Miss Ephron's big idea for a framing device is to have some
network suits re-making the TV series and offering the part of
Darrin to one Jack Wyatt (Mr. Ferrell), supposedly a big movie star
who has had a couple of big flops. Wyatt condescends to take the
part in a mere TV show on the understanding that he is to
be the center of interest while the witchy wife, for whom he wants
to cast an unknown, has barely a speaking role. The unknown,
unknown to him, turns out to be a real -- or rather a "real" --
witch. Think of the comic possibilities!
But hang on a minute. Is it remotely plausible in any
conceivable universe that even Jack Wyatt, obviously not the
brightest bulb on the marquee, can imagine Darrin as the
star of "Bewitched"? As he himself puts it: "I'm Darrin?
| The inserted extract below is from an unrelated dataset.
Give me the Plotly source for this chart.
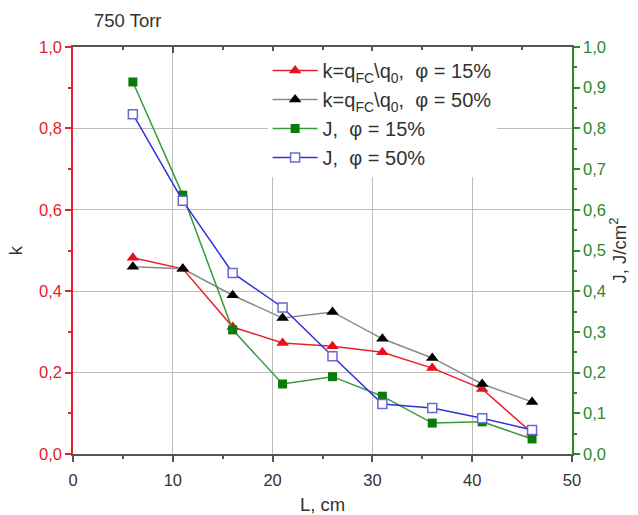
import plotly.graph_objects as go

# Distance from the source, cm
L_cm = [6, 11, 16, 21, 26, 31, 36, 41, 46]

# Attenuation coefficient k = q_FC / q_0
k_phi15 = [0.482, 0.455, 0.312, 0.273, 0.265, 0.250, 0.211, 0.160, 0.052]
k_phi50 = [0.460, 0.455, 0.390, 0.334, 0.349, 0.283, 0.236, 0.172, 0.128]

# Energy density J, J/cm^2
J_phi15 = [0.914, 0.636, 0.305, 0.172, 0.190, 0.142, 0.076, 0.079, 0.037]
J_phi50 = [0.835, 0.622, 0.445, 0.360, 0.240, 0.123, 0.113, 0.088, 0.059]

names = [
    "k=q<sub>FC</sub>\\q<sub>0</sub>,  φ = 15%",
    "k=q<sub>FC</sub>\\q<sub>0</sub>,  φ = 50%",
    "J,  φ = 15%",
    "J,  φ = 50%",
]

FONT = "Arial, Liberation Sans, sans-serif"
RED = "#e8202a"
GREEN = "#2a8a2a"
AXIS_DARK = "#555555"
GRID = "#bdbdbd"

fig = go.Figure()

fig.add_trace(go.Scatter(
    x=L_cm, y=k_phi15, name=names[0], mode="lines+markers",
    line=dict(color="#e8202a", width=1.5),
    marker=dict(symbol="triangle-up", size=11, color="#e8101a"),
))
fig.add_trace(go.Scatter(
    x=L_cm, y=k_phi50, name=names[1], mode="lines+markers",
    line=dict(color="#8a8a8a", width=1.5),
    marker=dict(symbol="triangle-up", size=11, color="#000000"),
))
fig.add_trace(go.Scatter(
    x=L_cm, y=J_phi15, name=names[2], mode="lines+markers", yaxis="y2",
    line=dict(color="#3a9a3a", width=1.5),
    marker=dict(symbol="square", size=9, color="#0a7a0a"),
))
fig.add_trace(go.Scatter(
    x=L_cm, y=J_phi50, name=names[3], mode="lines+markers", yaxis="y2",
    line=dict(color="#3030e0", width=1.5),
    marker=dict(symbol="square", size=9, color="white",
                line=dict(color="#6a6ad0", width=1.5)),
))

fig.update_layout(
    width=638, height=515,
    margin=dict(l=73, r=66, t=47, b=61),
    paper_bgcolor="white", plot_bgcolor="white",
    separators=", ",
    font=dict(family=FONT, size=16, color="#333333"),
    showlegend=True,
    legend=dict(
        x=0.39, y=0.99, xanchor="left", yanchor="top",
        bgcolor="white", borderwidth=0,
        font=dict(family=FONT, size=20, color="#333333"),
        tracegroupgap=0, itemwidth=45,
    ),
    xaxis=dict(
        range=[0, 50], dtick=10, tick0=0, automargin=False,
        showgrid=True, gridcolor=GRID, gridwidth=1, zeroline=False,
        showline=True, linecolor=AXIS_DARK, linewidth=1.5,
        ticks="outside", ticklen=6, tickcolor=AXIS_DARK, tickwidth=1.5,
        minor=dict(dtick=5, ticks="outside", ticklen=3, tickcolor=AXIS_DARK, showgrid=False),
        tickfont=dict(size=16.5, color="#333333"),
        ticklabelstandoff=4,
        title=dict(text="L, cm", font=dict(size=18.5, color="#333333"), standoff=12),
    ),
    xaxis2=dict(
        range=[0, 50], dtick=10, tick0=0, overlaying="x", side="top", automargin=False,
        showgrid=False, zeroline=False, showticklabels=False,
        showline=True, linecolor=AXIS_DARK, linewidth=1.5,
        ticks="inside", ticklen=6, tickcolor=AXIS_DARK, tickwidth=1.5,
        minor=dict(dtick=5, ticks="inside", ticklen=3, tickcolor=AXIS_DARK, showgrid=False),
    ),
    yaxis=dict(
        range=[0, 1.0], dtick=0.2, tick0=0, tickformat=".1f", automargin=False,
        showgrid=True, gridcolor=GRID, gridwidth=1, zeroline=False,
        showline=True, linecolor=RED, linewidth=1.5,
        ticks="outside", ticklen=6, tickcolor=RED, tickwidth=1.5,
        minor=dict(dtick=0.1, ticks="outside", ticklen=3, tickcolor=RED, showgrid=False),
        tickfont=dict(size=16.5, color=RED),
        title=dict(text="k", font=dict(size=18.5, color="#333333"), standoff=12),
    ),
    yaxis2=dict(
        range=[0, 1.0], dtick=0.1, tick0=0, tickformat=".1f", automargin=False,
        overlaying="y", side="right", anchor="x",
        showgrid=False, zeroline=False,
        showline=True, linecolor=GREEN, linewidth=1.5,
        ticks="outside", ticklen=6, tickcolor=GREEN, tickwidth=1.5,
        minor=dict(dtick=0.05, ticks="outside", ticklen=3, tickcolor=GREEN, showgrid=False),
        tickfont=dict(size=16.5, color=GREEN),
        title=dict(text="J, J/cm<sup>2</sup>", font=dict(size=18.5, color="#333333"), standoff=8),
    ),
    annotations=[dict(
        text="750 Torr", xref="paper", yref="paper", x=0.038, y=1.035,
        xanchor="left", yanchor="bottom", showarrow=False,
        font=dict(family=FONT, size=18.5, color="#333333"),
    )],
)

fig.add_trace(go.Scatter(x=[None], y=[None], xaxis="x2", showlegend=False, hoverinfo="skip"))

fig.write_html("out.html")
They
replaced Darrin in the original series and no one noticed!" Yet the
film itself tries to get away with exactly the same impossibility,
pouring Mr. Ferrell's energetic mugging and over-the-top physical
comedy into the mold of that inevitable nonentity, Darrin Stevens,
just because he is a big star who can "open" a movie. His need to
treat Bewitched as a vehicle for what seems to me at least
his mostly unfunny clowning is the main reason for the film's lack
of any movie-witchcraft. It is also helps to explain the stunning
irony of Miss Kidman's re-conversion of this icon of feminist power
back into one of 1950s-vintage submissive femininity.